The Tigers clawed back to within six points, 59-53, on Fix’s last 3-pointer with 1:05 left, but Spring Valley went 9 for 10 in free throws after that to ice the game — with Kilgore hitting their final three.
To sum up the game, Gilliard said, “It’s execution. One word. When we execute, when we do the things we’re supposed to do, when we compete, when we work, then we’re a pretty good basketball team.
“Plain and simple, we’ve had two teams to come in here this week and beat us, basically, by out-working us.”
“I believe our personnel can match up with both of those teams well. The only thing is, those other kids wanted it a little more than ours did.”
Maynard said about Ferguson and Zen Clements, “Their big guys, we knew we had to defend them, do a good job on them.”
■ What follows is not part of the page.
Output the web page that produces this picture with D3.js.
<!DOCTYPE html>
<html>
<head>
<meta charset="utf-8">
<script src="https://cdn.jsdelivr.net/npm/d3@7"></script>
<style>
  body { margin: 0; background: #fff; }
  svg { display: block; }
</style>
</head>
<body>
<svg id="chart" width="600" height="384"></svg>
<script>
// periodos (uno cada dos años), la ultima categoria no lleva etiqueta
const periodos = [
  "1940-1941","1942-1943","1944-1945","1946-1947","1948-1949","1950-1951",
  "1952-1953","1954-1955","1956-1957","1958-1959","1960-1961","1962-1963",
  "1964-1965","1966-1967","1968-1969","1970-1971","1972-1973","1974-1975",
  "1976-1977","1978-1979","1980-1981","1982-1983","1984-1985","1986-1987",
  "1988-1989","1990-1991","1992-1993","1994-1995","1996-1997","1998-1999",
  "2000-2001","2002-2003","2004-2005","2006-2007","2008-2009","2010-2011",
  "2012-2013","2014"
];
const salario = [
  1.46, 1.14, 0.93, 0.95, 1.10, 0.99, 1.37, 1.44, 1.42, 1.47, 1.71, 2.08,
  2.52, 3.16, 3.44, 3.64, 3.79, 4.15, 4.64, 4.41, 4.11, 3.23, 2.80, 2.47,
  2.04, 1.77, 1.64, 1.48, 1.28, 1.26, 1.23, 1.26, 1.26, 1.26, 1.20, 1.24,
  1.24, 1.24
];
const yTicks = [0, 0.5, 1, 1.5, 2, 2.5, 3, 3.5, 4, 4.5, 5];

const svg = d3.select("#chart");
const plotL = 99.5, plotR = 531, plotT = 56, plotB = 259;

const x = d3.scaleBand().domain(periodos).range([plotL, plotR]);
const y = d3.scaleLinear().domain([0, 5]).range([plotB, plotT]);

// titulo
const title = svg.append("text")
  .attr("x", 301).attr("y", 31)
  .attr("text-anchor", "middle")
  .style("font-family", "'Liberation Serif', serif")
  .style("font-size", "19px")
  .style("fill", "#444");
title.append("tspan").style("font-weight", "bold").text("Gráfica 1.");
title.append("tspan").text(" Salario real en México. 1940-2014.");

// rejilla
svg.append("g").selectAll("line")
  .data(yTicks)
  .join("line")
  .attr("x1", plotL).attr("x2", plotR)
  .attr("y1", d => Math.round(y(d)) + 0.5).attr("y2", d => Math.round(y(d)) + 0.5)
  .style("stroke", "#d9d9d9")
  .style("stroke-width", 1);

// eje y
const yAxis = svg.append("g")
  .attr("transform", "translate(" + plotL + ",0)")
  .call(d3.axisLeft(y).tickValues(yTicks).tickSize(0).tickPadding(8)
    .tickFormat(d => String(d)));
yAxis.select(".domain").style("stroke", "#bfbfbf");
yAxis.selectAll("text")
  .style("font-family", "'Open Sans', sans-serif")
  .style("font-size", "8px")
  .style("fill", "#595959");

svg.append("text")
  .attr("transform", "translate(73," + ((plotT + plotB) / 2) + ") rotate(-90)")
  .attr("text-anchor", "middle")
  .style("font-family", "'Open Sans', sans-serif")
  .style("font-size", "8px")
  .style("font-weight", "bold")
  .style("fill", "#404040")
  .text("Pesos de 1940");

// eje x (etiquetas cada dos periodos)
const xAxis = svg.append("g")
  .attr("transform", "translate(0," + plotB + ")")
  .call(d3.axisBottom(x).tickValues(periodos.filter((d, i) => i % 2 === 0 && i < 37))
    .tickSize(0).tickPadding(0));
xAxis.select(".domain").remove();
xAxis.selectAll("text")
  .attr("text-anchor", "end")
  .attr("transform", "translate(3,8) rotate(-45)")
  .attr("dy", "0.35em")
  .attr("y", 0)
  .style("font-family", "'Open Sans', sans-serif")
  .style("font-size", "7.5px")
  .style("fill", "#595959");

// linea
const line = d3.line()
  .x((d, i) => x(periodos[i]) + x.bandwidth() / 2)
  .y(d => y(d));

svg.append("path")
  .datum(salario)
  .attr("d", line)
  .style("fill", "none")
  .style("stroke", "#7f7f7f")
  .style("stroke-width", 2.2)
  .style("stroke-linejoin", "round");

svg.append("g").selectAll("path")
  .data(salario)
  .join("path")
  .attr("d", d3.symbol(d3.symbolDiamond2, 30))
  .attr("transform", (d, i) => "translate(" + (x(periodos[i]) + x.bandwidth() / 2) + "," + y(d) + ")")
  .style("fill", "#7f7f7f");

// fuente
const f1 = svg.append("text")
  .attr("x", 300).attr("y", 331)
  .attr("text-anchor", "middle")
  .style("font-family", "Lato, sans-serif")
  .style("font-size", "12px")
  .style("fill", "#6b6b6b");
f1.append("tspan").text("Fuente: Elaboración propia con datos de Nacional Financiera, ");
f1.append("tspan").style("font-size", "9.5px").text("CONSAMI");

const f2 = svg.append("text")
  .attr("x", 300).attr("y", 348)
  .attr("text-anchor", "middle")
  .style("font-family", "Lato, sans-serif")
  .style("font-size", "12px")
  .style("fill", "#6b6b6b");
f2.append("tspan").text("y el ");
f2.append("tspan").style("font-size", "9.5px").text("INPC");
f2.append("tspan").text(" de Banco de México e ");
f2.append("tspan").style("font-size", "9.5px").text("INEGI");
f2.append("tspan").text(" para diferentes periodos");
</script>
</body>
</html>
“(Fix) had a pretty good first half, and hit some big shots. They shot the ball pretty well from the perimeter. They came up and hit some big shots.”
Gilliard said, “Those are the kind of things we try to prepare our kids for. We knew, by us having a solid inside game, that teams were going to start packing it in and giving us those shots out there.”
“Colton Fix has been steadily improving, Ian Southcott’s shooting has been steadily improving. So that’s a plus, on a very bad night. We’ll have to count the performance of those two guys as a positive.
“But there weren’t many positives for us out there tonight.”
Fix ended with 19 points and Southcott had 12 points, all of them coming from behind the 3-point arc.
Maynard said, “Princeton’s a very well coached team, for one. Ernie does a great job with them.”
“We’ve been in so many close ballgames, and we’re finally starting to understand the situations ... and finally get over the hump. Instead of losing those 2- and 3-point ballgames, we’re winning those close games.”
Gilliard said, “We have to come out and match the other team’s intensity. We have to come out and play hard. And it starts with practice. When we had that four-game win streak, it’s because we had good practices.
“Now we’ve gone back to the old way of doing business — being lackadaisical, and not being mentally focused, and not bringing any energy to practice. When you have energy in practice, it carries over to the game.”
The Tigers will try to halt their three-game losing streak on the road next week, at St. Albans on Tuesday and at George Washington on Thursday.
At Coach Ralph Ball Court
Jacob Kilgore 8 10-12 27, Greg Herbert 6 6-9 18, Austin Keyser 4 2-2 10, Josh Steele 2 1-2 5, Caiden Conley 1 0-0 2, Tucker Meade 2 2-2 6. Totals 23 21-27 68.
Colton Fix 7 1-2 19, Ian Southcott 4 0-0 12, Jay Palmer 1 0-0 2, Zen Clements 1 3-5 5, Ashton O’dell 0 0-1 0, Logan McKinney 1 1-2 3, Aaron Ferguson 5 4-6 14. Totals 19 9-16 55.
Spring Valley................16 17 11 22 — 68
Princeton.....................13 12 18 12 — 55
3-point goals — SV 1 (Kilgore 1). PSHS 8 (Fix 4, Southcott 4). Fouled out — PSHS, O’dell. Technical fouls — none.